The Cubs have a plus-171 run differential at a time when the Boston Red Sox are listed second in that category at plus-83. The Cubs have a 2.31 rotation ERA that is almost a full run lower than the second-ranked New York Mets and their vaunted starters.
The Cubs have nine players on their active roster who are 26 years old or younger - meaning all those hitting prospects can't make it to Wrigley Field — and the bullpen is an obvious area to upgrade.
Plus — you know — the century-and-counting World Series title drought. Why not go for it at the trade deadline, acquire a game-changing reliever (or two) and leave as little as possible to chance in the playoffs?
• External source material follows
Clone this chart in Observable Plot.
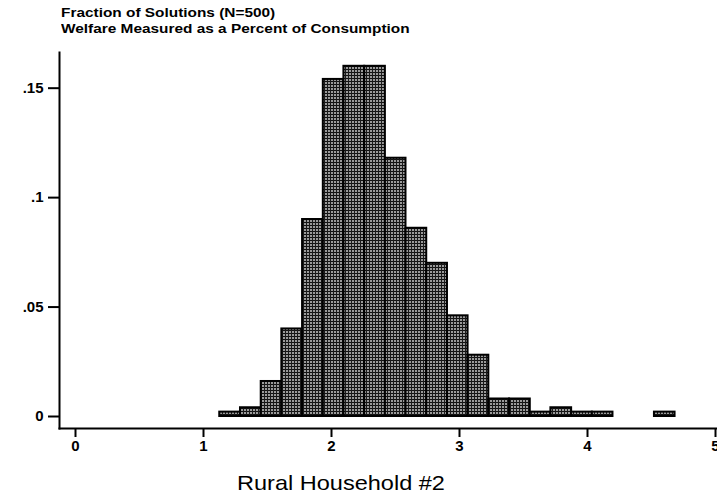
<!DOCTYPE html>
<html>
<head>
<meta charset="utf-8">
<script src="https://cdn.jsdelivr.net/npm/d3@7"></script>
<script src="https://cdn.jsdelivr.net/npm/@observablehq/plot@0.6"></script>
<style>
  html, body { margin: 0; padding: 0; background: #fff; }
  #wrap { position: relative; width: 717px; height: 500px; overflow: hidden; font-family: "Liberation Sans", Arial, sans-serif; }
  #wrap svg { position: absolute; left: 0; top: 0; }
  .title { position: absolute; left: 61px; font-weight: bold; font-size: 13.5px; color: #000; white-space: nowrap; line-height: 1; transform: scaleX(1.14); transform-origin: left top; }
  .xlab { position: absolute; top: 472px; left: 0; width: 682px; text-align: center; font-size: 21px; color: #000; white-space: nowrap; line-height: 1; transform: scaleX(1.12); transform-origin: 341px 0; }
</style>
</head>
<body>
<div id="wrap">
  <div class="title" style="top:6px">Fraction of Solutions (N=500)</div>
  <div class="title" style="top:22px">Welfare Measured as a Percent of Consumption</div>
  <div class="xlab">Rural Household #2</div>
</div>
<script>
// Histogram bin edges (welfare, percent of consumption)
const binEdges = [1.127, 1.289, 1.451, 1.612, 1.774, 1.936, 2.097, 2.259, 2.421, 2.582, 2.744, 2.906, 3.067, 3.229, 3.391, 3.553, 3.714, 3.876, 4.038, 4.199, 4.361, 4.523, 4.684];
// Fraction of solutions in each bin
const fractions = [0.002, 0.004, 0.016, 0.040, 0.090, 0.154, 0.160, 0.160, 0.118, 0.086, 0.070, 0.046, 0.028, 0.008, 0.008, 0.002, 0.004, 0.002, 0.002, 0, 0, 0.002];
// Axis ticks
const xTicks = [0, 1, 2, 3, 4, 5];
const xTickLabels = ["0", "1", "2", "3", "4", "5"];
const yTicks = [0, 0.05, 0.1, 0.15];
const yTickLabels = ["0", ".05", ".1", ".15"];

const bins = fractions
  .map((f, i) => ({x1: binEdges[i], x2: binEdges[i + 1], y: f}))
  .filter(d => d.y > 0);

const chart = Plot.plot({
  width: 717,
  height: 500,
  marginLeft: 59,
  marginRight: 0,
  marginTop: 52,
  marginBottom: 72,
  style: {fontFamily: "Liberation Sans, Arial, sans-serif", fontSize: "14px", background: "transparent", color: "#000", overflow: "visible"},
  x: {domain: [-0.125, 5.0156]},
  y: {domain: [-0.00548, 0.1663]},
  marks: [
    Plot.rectY(bins, {x1: "x1", x2: "x2", y: "y", fill: "url(#hatch)", stroke: "#000", strokeWidth: 2}),
    Plot.frame({anchor: "left", stroke: "#000", strokeWidth: 2}),
    Plot.frame({anchor: "bottom", stroke: "#000", strokeWidth: 2}),
    Plot.axisY({ticks: yTicks, tickFormat: (d, i) => yTickLabels[i], tickSize: 11, tickPadding: 5, fontSize: 15, fontWeight: "bold", strokeWidth: 2, label: null}),
    Plot.axisX({ticks: xTicks, tickFormat: (d, i) => xTickLabels[i], tickSize: 9, tickPadding: 3, fontSize: 15, fontWeight: "bold", strokeWidth: 2, label: null})
  ]
});

// tick label text
chart.querySelectorAll("text").forEach(t => {
  t.style.fontSize = "15px";
  t.style.fontWeight = "bold";
  t.style.fill = "#000";
});

// hatch pattern for the bars
const ns = "http://www.w3.org/2000/svg";
const defs = document.createElementNS(ns, "defs");
defs.innerHTML = `<pattern id="hatch" width="3" height="3" patternUnits="userSpaceOnUse">
  <rect width="3" height="3" fill="#9a9a9a"/>
  <rect x="0" y="0" width="3" height="1" fill="#111"/>
  <rect x="0" y="0" width="1" height="3" fill="#1a1a1a"/>
</pattern>`;
chart.insertBefore(defs, chart.firstChild);

document.getElementById("wrap").prepend(chart);
</script>
</body>
</html>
"I wouldn't state anything quite that aggressively," general manager Jed Hoyer said Monday before the Cubs renewed their rivalry with the Cardinals. "But there's no doubt we're going to spend the next 40 days before the deadline trying to evaluate where we are.
"We want to address the weaknesses that we have. That's something that we talk about all the time — not only addressing the weaknesses you have — but also thinking about where those things can come up. We always talk about trying to be ahead of the next thing that can go wrong."
The New York Yankees went into spring training planning to keep Dellin Betances, Andrew Miller and Aroldis Chapman together — and then see where the team is at in July and if it would force the franchise's first sell-off in a generation.
Adam Warren — the swingman acquired from New York in the Starlin Castro trade — has allowed eight of 20 inherited runners to score and seen his ERA rise to 4.56 (after giving up zero earned runs in his first eight appearances with the Cubs).
Left-handed hitters are putting up a .924 OPS against lefty Clayton Richard (7.50 ERA). Justin Grimm (4.81 ERA) hasn't taken that step forward into being a trusted late-inning reliever yet.
Setup guy Pedro Strop has made 200-plus appearances in a Cubs uniform since coming over from the Baltimore Orioles in the Jake Arrieta trade in the middle of the 2013 season. Closer Hector Rondon is a Tommy John survivor who missed almost three seasons in the Cleveland Indians system before the Cubs grabbed him in the Rule 5 draft at the 2012 winter meetings.
"It's something you constantly address," Hoyer said. "There are probably 30 teams in baseball right now that at some level are talking about one or two members of their bullpen. That's just kind of the nature of the way pitching is today with 12 and 13-man staffs.
"But there's no doubt we have some guys that pitched great baseball for us last year at the end of the season that are scuffling a little bit. It's just our job to get those guys back on track. I don't think you lose faith in them, especially when you see them go out and dominate in the postseason."
Maybe Joe Nathan makes a comeback after his second Tommy John procedure and becomes a great story in October. The Cubs did catch lightning in a bottle last year with Richard (acquired midseason from Pittsburgh's Triple-A affiliate for a dollar) and Trevor Cahill (who signed a minor-league contract last August).
Maybe the Cubs don't feel like they have to pay top dollar and buy a brand-name reliever. But if you're already looking for where things could go wrong during this magical season, the bullpen would be a good place to start.
"You have faith in those guys," Hoyer said. "It's the nature of bullpens in general — just like a lineup — (where) you rarely have everyone clicking on all cylinders. You have some guys that are usually pitching better than others. The difference in bullpens is it's a lot of high-leverage situations. (But) if one guy's struggling at the plate, it might go unnoticed.
"We'll get those guys back on track. Obviously, we're aware of it. Hopefully, we'll get those guys going sooner rather than later."